Absent trust in the authors or access to the underlying evidence, a conclusory memo can be worse than useless. If released, the fact that it was formerly “classified” gives it an air of authenticity and mystery that its contents might not deserve. There are copious amounts of mistaken or exaggerated classified information and conclusions circulating within the federal government, and a “classified” stamp is not a certification of accuracy.
Yes, I know there are valid national-security objections to disclosure on the scale I outlined, but consider three factors in response.
First, our government is plagued with an over-classification problem. There’s caution, there’s erring on the side of caution, and then there’s our government’s practice of sweeping up enormous categories of information, popping the classified label on it, and squirreling it away thoughtlessly and heedlessly. When I was in Iraq, I was consistently astounded at the sheer breadth of information on our classified network (called SIPRNet). Newspaper articles would be forwarded under classified cover memos. I’ve seen “classified” birthday greetings. Of course, I’m not arguing that the classifications at issue here are similarly frivolous. But I do know that — as a general matter — our national security won’t suffer because of broader disclosure, and we shouldn’t simply accept that all the still-hidden information relevant to the Russia investigation is classified for good reason.
Second, declassification isn’t an all-or-nothing proposition. The classification system itself recognizes degrees of sensitivity (secret, top secret, etc.), and the most sensitive information can still be withheld. Prudent redactions are possible. The emphasis, however, should be on “prudent.” Just as over-classification is a chronic government problem, so is over-redaction. Anyone who is familiar with responses to FOIA requests has seen pages of documents with sometimes only single sentences exposed, the rest covered in bands of black ink.
The nation is in the grip of a crisis of distrust and polarization that itself presents a national-security problem.
Third, the national-security interests are changing. The classification system fundamentally exists to protect the nation, not its civil servants or its politicians. And right now, the nation is in the grip of a crisis of distrust and polarization that itself presents a national-security problem. Aside from a nuclear exchange with Russia, there is no external enemy that can harm America as much as America can harm itself.

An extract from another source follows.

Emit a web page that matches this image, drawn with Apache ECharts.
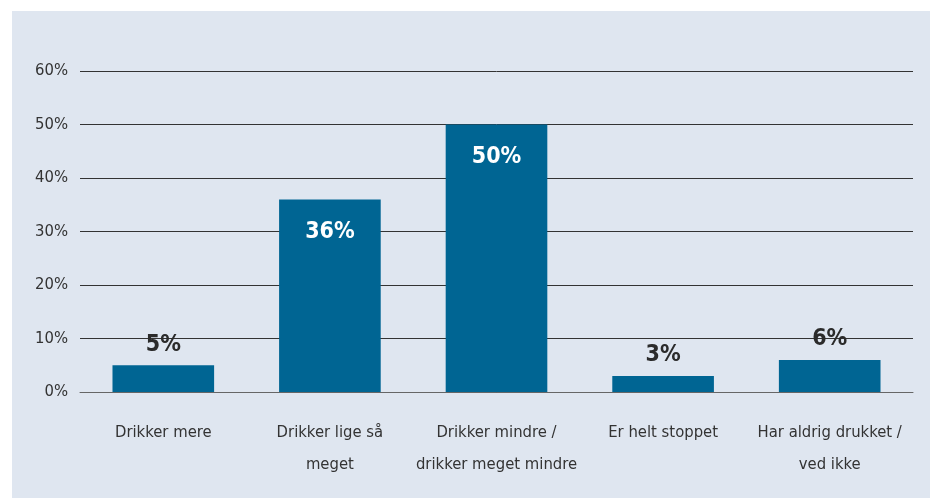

And make no mistake, America is harming itself. The political conflict over the legitimacy of the elected government — and over the integrity of federal law enforcement — is escalating dangerously. It’s time to seriously ask whether the cost, for example, of potentially compromised “sources and methods” is worth sowing division in a national debate that traffics more in ferocity than in facts.
It’s time to put up or shut up. The president has the power. He can consult with his own appointees, redact information that actually puts lives at risk, and release into the public domain information that can intelligently inform a host of public debates. Republican and Democratic politicians alike no longer have the standing to ask us to just trust their assessments and rely on their characterizations. Let’s see the memo. Let’s see the evidence. In the interests of national unity and public accountability, it’s time to be transparent.